私は地図を見るのが好きなのだが、前々から気になる地形が存在していた。関東地方某所のとある半島(よく見ると魚が上を向いたような形をしている)に池があるのだが、この池が変な場所にあるのだ。池は普通へこんだ場所にある。しかし見ての通り、半島の尾根筋にこの池はある。こんな地形は自然では噴火口ぐらいしかありえないが、ここは火山ではない。となると人為的なものとしか考えられない。
事前の文献調査によると、二次大戦中に対空高射砲と、それに連動した当時最新の対空レーダーがこの周辺の半島にあったことが判明した。池もそれに関連したものだろうか。


google mapで拡大してみると、池があるべき場所には木が生えていない。池らしい姿は見えないが、「何か」はあるのだろう。そこで実際に行ってみることにした。


ここは原則立ち入ることが難しい場所なのだが、道を駆使して進む。途中には軽便鉄道の跡なども存在している。





途中から道なき道をずっと進む。GPSと方位磁針に地図を駆使して、方角と地形の高低差を調べながら進む。正確な場所にたどり着かなければいけないため、身体だけではなく頭脳もかなり使う探索だ。


偶然見つけた水のたまるくぼみ。これはハズレ。


目当ての半島に入ると、笹が鬱蒼としてきた。さらに進む。


そして突然池が現れた。大きさは南北40m、東西30mほど。形はほぼ長方形をしていたため、やはり人為的な池だったと推測。トンボが多数飛び交い、人に荒らされることもない水生昆虫の楽園となっていた。




ここ何十年も、全く人の手が入っていないのだろう。


ハードなやぶこぎの末に到着した絶景にしばし見とれるzunnさん。


池の上側は、確かにひらけていた。


池には浮き草が生えていたため、師匠が調査する。この浮き草は外部からの移入による結果だ。立ち入りが制限されている場所なので、その前に誰かが放したのか、別の池や田んぼで浮草が付着した水鳥が飛来して、池に定着した結果だろうか。


池の西側には、コンクリートのよく分からない遺構があった。尾根筋にある池に、水を供給していた場所だろうか。

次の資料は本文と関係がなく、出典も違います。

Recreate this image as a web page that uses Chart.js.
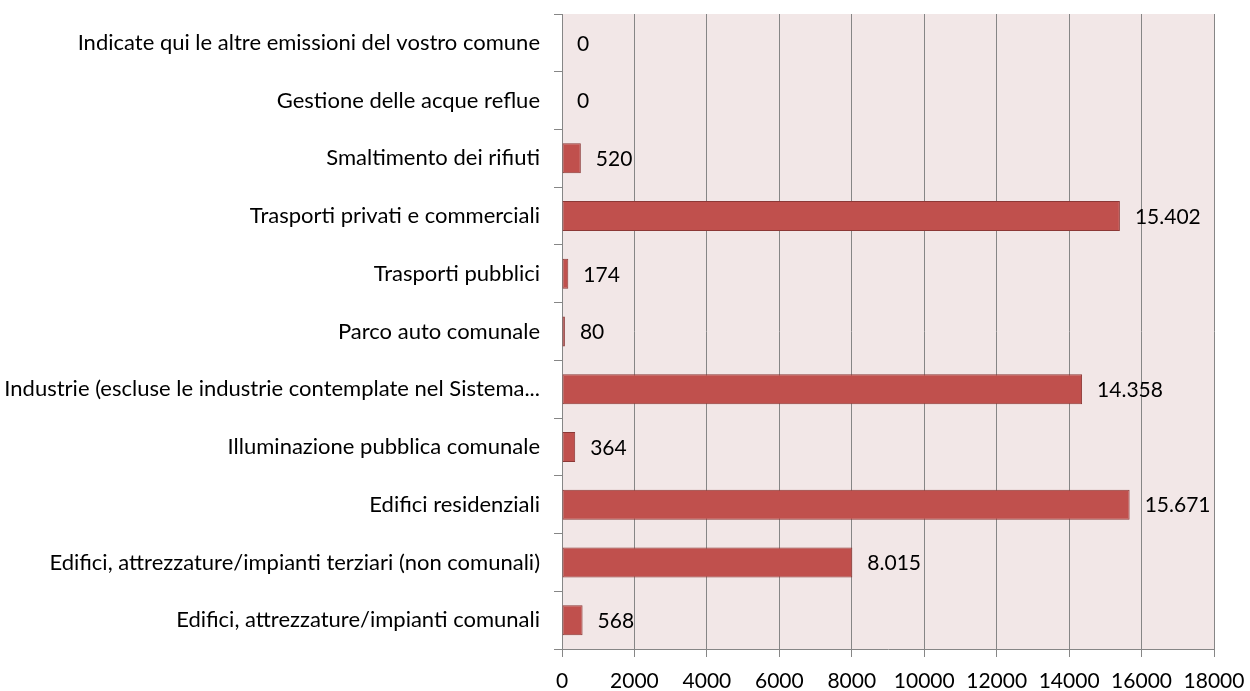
<!DOCTYPE html>
<html>
<head>
<meta charset="utf-8">
<script src="https://cdn.jsdelivr.net/npm/chart.js@4/dist/chart.umd.min.js"></script>
<style>
	html, body { margin: 0; padding: 0; background: #ffffff; }
	#wrap { width: 1250px; height: 691px; }
</style>
</head>
<body>
<div id="wrap"><canvas id="emissionsChart"></canvas></div>
<script>
// Emission sectors, top to bottom
const sectors = [
	"Indicate qui le altre emissioni del vostro comune",
	"Gestione delle acque reflue",
	"Smaltimento dei rifiuti",
	"Trasporti privati e commerciali",
	"Trasporti pubblici",
	"Parco auto comunale",
	"Industrie (escluse le industrie contemplate nel Sistema...",
	"Illuminazione pubblica comunale",
	"Edifici residenziali",
	"Edifici, attrezzature/impianti terziari (non comunali)",
	"Edifici, attrezzature/impianti comunali",
];
const emissions = [0, 0, 520, 15402, 174, 80, 14358, 364, 15671, 8015, 568];
const xTicks = [0, 2000, 4000, 6000, 8000, 10000, 12000, 14000, 16000, 18000];

const labelFont = "Lato, 'Open Sans', sans-serif";

// pink plot background
const plotBackground = {
	id: "plotBackground",
	beforeDraw(chart) {
		const { ctx, chartArea } = chart;
		ctx.save();
		ctx.fillStyle = "#f2e7e7";
		ctx.fillRect(chartArea.left, chartArea.top, chartArea.right - chartArea.left, chartArea.bottom - chartArea.top);
		ctx.restore();
	},
};

// value labels to the right of each bar, Italian thousands separator
const valueLabels = {
	id: "valueLabels",
	afterDatasetsDraw(chart) {
		const { ctx } = chart;
		const meta = chart.getDatasetMeta(0);
		ctx.save();
		ctx.font = "21px " + labelFont;
		ctx.fillStyle = "#000000";
		ctx.textAlign = "left";
		ctx.textBaseline = "middle";
		meta.data.forEach(function (bar, i) {
			const txt = emissions[i].toLocaleString("it-IT");
			ctx.fillText(txt, bar.x + 15, bar.y + 1);
		});
		ctx.restore();
	},
};

new Chart(document.getElementById("emissionsChart"), {
	type: "bar",
	data: {
		labels: sectors,
		datasets: [
			{
				data: emissions,
				backgroundColor: "#c0504d",
				borderColor: "#8c3836",
				borderWidth: 1,
				borderSkipped: false,
				barPercentage: 0.52,
				categoryPercentage: 1,
			},
		],
	},
	options: {
		indexAxis: "y",
		responsive: true,
		maintainAspectRatio: false,
		animation: false,
		layout: { padding: { top: 14, right: 36, left: 0, bottom: 0 } },
		plugins: {
			legend: { display: false },
			tooltip: { enabled: false },
		},
		scales: {
			x: {
				min: 0,
				max: 18000,
				afterBuildTicks(scale) {
					scale.ticks = xTicks.map(function (v) { return { value: v }; });
				},
				afterFit(scale) {
					scale.height = 42;
					scale.paddingLeft = 0;
					scale.paddingRight = 0;
				},
				grid: { color: "#868686", lineWidth: 1, tickLength: 8 },
				border: { color: "#868686" },
				ticks: {
					color: "#000000",
					font: { family: labelFont, size: 21 },
					padding: 12,
					maxRotation: 0,
					autoSkip: false,
					callback: function (value) { return String(value); },
				},
			},
			y: {
				afterFit(scale) {
					scale.width = 562;
					scale.paddingTop = 0;
					scale.paddingBottom = 0;
				},
				grid: { drawOnChartArea: false, color: "#868686", tickLength: 8, offset: true },
				border: { color: "#868686" },
				ticks: {
					color: "#000000",
					font: { family: labelFont, size: 22 },
					padding: 14,
					autoSkip: false,
				},
			},
		},
	},
	plugins: [plotBackground, valueLabels],
});
</script>
</body>
</html>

吐水舛(排水枡)だろうか。ともかく水がここを流れていたことは間違いない。高低差を考えると、最終的には池に流れ込んでいたと思われる。


見ての通りだが、とにかくコケだらけ。


時々、カメラが曇ってしまうぐらい湿度も高いため、コケには最適な環境だ。


水が出入りしていたと思われる穴。
結局、それ以上の遺構を発見することができなかった。
もしかしたら当時はポンプなどの機械もあったのかもしれない。

最初、約70年前の第二次世界大戦中の対空砲陣地関連の遺構かと思ったが、この周辺の歴史を考えるとさらに古く100年近くさかのぼる可能性もあるが、一体何なのかは分からず終いだった。
調査の結果、池と遺構を見つけることができたが、謎はさらに深まってしまった。

改めてこういった尾根筋の池の存在を考えているうちに、「配水池(配水所)」の可能性も浮かんできた。この小高い池から各所に水を配っていた可能性だ。この周辺の歴史と踏まえて、さらにチャンスがあれば調べていきたい。



篠竹が鬱蒼と茂る中を、強硬突破して脱出。

おまけ

何かの動物が住んでいる穴。タヌキかアナグマだろうか?


初めてみる、よろいに身をつつんだようなヤスデ。調べたら「ヤケヤスデ」という種類のようだ。